[Begin]

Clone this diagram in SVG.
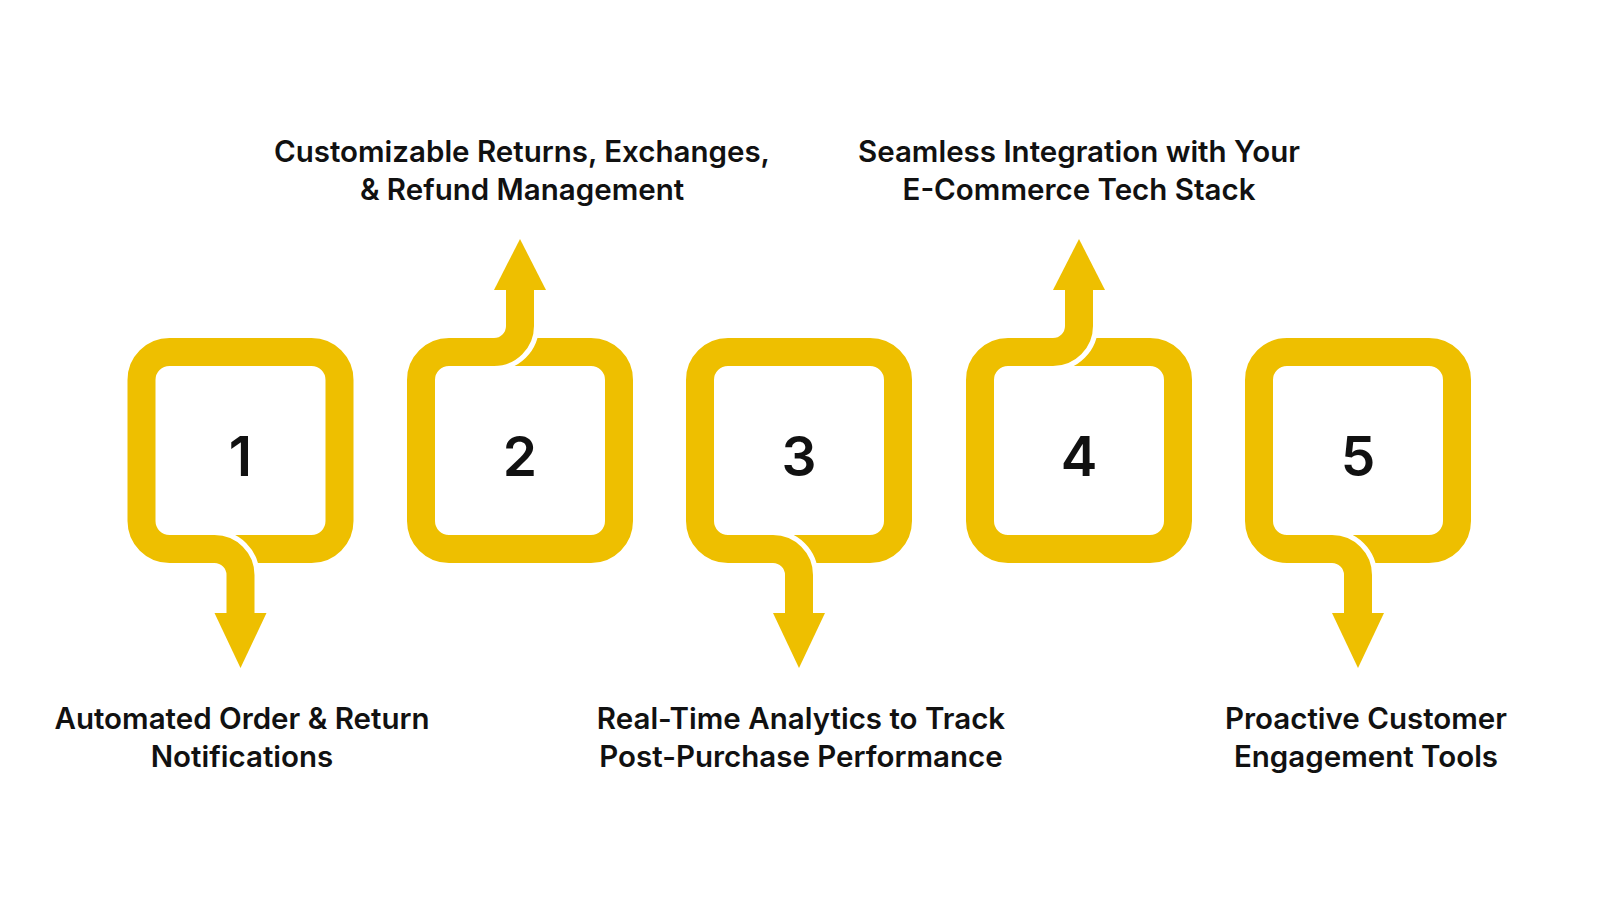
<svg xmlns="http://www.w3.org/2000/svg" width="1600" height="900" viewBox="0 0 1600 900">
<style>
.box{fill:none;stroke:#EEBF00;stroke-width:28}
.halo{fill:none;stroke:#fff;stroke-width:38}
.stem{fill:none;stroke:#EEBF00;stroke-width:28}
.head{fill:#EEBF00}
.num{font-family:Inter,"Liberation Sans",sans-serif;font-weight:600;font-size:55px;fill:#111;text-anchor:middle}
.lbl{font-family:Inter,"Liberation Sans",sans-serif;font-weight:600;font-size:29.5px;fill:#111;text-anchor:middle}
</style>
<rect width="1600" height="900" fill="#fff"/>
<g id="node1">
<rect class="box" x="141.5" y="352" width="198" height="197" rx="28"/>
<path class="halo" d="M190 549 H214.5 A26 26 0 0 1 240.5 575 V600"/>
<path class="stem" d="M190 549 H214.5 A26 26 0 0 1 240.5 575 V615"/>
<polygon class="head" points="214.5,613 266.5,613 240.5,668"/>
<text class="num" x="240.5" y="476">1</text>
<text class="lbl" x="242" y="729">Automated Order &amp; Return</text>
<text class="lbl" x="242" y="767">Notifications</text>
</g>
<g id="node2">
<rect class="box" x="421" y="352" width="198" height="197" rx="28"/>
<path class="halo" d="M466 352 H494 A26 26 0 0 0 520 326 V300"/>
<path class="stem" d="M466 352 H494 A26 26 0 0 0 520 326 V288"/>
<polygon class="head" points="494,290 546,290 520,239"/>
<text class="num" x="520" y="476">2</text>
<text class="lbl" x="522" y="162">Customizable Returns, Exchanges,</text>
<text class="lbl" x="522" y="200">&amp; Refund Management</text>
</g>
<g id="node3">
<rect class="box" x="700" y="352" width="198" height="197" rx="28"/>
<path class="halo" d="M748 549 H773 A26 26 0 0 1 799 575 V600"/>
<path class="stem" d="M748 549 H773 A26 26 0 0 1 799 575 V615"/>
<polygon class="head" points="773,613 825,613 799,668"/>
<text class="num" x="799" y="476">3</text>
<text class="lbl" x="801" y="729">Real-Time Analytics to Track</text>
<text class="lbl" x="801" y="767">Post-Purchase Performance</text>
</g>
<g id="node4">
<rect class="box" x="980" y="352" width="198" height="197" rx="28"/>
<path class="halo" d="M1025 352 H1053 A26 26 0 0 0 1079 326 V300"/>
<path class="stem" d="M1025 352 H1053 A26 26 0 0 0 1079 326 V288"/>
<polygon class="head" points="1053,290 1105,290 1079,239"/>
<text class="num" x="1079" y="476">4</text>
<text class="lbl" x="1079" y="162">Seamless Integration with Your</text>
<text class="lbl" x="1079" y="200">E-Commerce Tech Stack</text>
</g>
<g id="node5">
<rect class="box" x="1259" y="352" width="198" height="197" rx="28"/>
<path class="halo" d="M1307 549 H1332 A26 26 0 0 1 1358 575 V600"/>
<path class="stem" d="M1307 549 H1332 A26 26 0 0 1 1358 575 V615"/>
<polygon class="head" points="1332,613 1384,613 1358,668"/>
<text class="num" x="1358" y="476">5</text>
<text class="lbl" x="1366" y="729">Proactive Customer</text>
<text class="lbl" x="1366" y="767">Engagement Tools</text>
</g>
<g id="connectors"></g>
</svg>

[End]

AIM OF THE EXERCISE => Quote the material word for word, dropping any images it holds.

OUTPUT FOR THIS TASK =>
Clone this diagram in SVG.
<svg xmlns="http://www.w3.org/2000/svg" width="1600" height="900" viewBox="0 0 1600 900">
<style>
.box{fill:none;stroke:#EEBF00;stroke-width:28}
.halo{fill:none;stroke:#fff;stroke-width:38}
.stem{fill:none;stroke:#EEBF00;stroke-width:28}
.head{fill:#EEBF00}
.num{font-family:Inter,"Liberation Sans",sans-serif;font-weight:600;font-size:55px;fill:#111;text-anchor:middle}
.lbl{font-family:Inter,"Liberation Sans",sans-serif;font-weight:600;font-size:29.5px;fill:#111;text-anchor:middle}
</style>
<rect width="1600" height="900" fill="#fff"/>
<g id="node1">
<rect class="box" x="141.5" y="352" width="198" height="197" rx="28"/>
<path class="halo" d="M190 549 H214.5 A26 26 0 0 1 240.5 575 V600"/>
<path class="stem" d="M190 549 H214.5 A26 26 0 0 1 240.5 575 V615"/>
<polygon class="head" points="214.5,613 266.5,613 240.5,668"/>
<text class="num" x="240.5" y="476">1</text>
<text class="lbl" x="242" y="729">Automated Order &amp; Return</text>
<text class="lbl" x="242" y="767">Notifications</text>
</g>
<g id="node2">
<rect class="box" x="421" y="352" width="198" height="197" rx="28"/>
<path class="halo" d="M466 352 H494 A26 26 0 0 0 520 326 V300"/>
<path class="stem" d="M466 352 H494 A26 26 0 0 0 520 326 V288"/>
<polygon class="head" points="494,290 546,290 520,239"/>
<text class="num" x="520" y="476">2</text>
<text class="lbl" x="522" y="162">Customizable Returns, Exchanges,</text>
<text class="lbl" x="522" y="200">&amp; Refund Management</text>
</g>
<g id="node3">
<rect class="box" x="700" y="352" width="198" height="197" rx="28"/>
<path class="halo" d="M748 549 H773 A26 26 0 0 1 799 575 V600"/>
<path class="stem" d="M748 549 H773 A26 26 0 0 1 799 575 V615"/>
<polygon class="head" points="773,613 825,613 799,668"/>
<text class="num" x="799" y="476">3</text>
<text class="lbl" x="801" y="729">Real-Time Analytics to Track</text>
<text class="lbl" x="801" y="767">Post-Purchase Performance</text>
</g>
<g id="node4">
<rect class="box" x="980" y="352" width="198" height="197" rx="28"/>
<path class="halo" d="M1025 352 H1053 A26 26 0 0 0 1079 326 V300"/>
<path class="stem" d="M1025 352 H1053 A26 26 0 0 0 1079 326 V288"/>
<polygon class="head" points="1053,290 1105,290 1079,239"/>
<text class="num" x="1079" y="476">4</text>
<text class="lbl" x="1079" y="162">Seamless Integration with Your</text>
<text class="lbl" x="1079" y="200">E-Commerce Tech Stack</text>
</g>
<g id="node5">
<rect class="box" x="1259" y="352" width="198" height="197" rx="28"/>
<path class="halo" d="M1307 549 H1332 A26 26 0 0 1 1358 575 V600"/>
<path class="stem" d="M1307 549 H1332 A26 26 0 0 1 1358 575 V615"/>
<polygon class="head" points="1332,613 1384,613 1358,668"/>
<text class="num" x="1358" y="476">5</text>
<text class="lbl" x="1366" y="729">Proactive Customer</text>
<text class="lbl" x="1366" y="767">Engagement Tools</text>
</g>
<g id="connectors"></g>
</svg>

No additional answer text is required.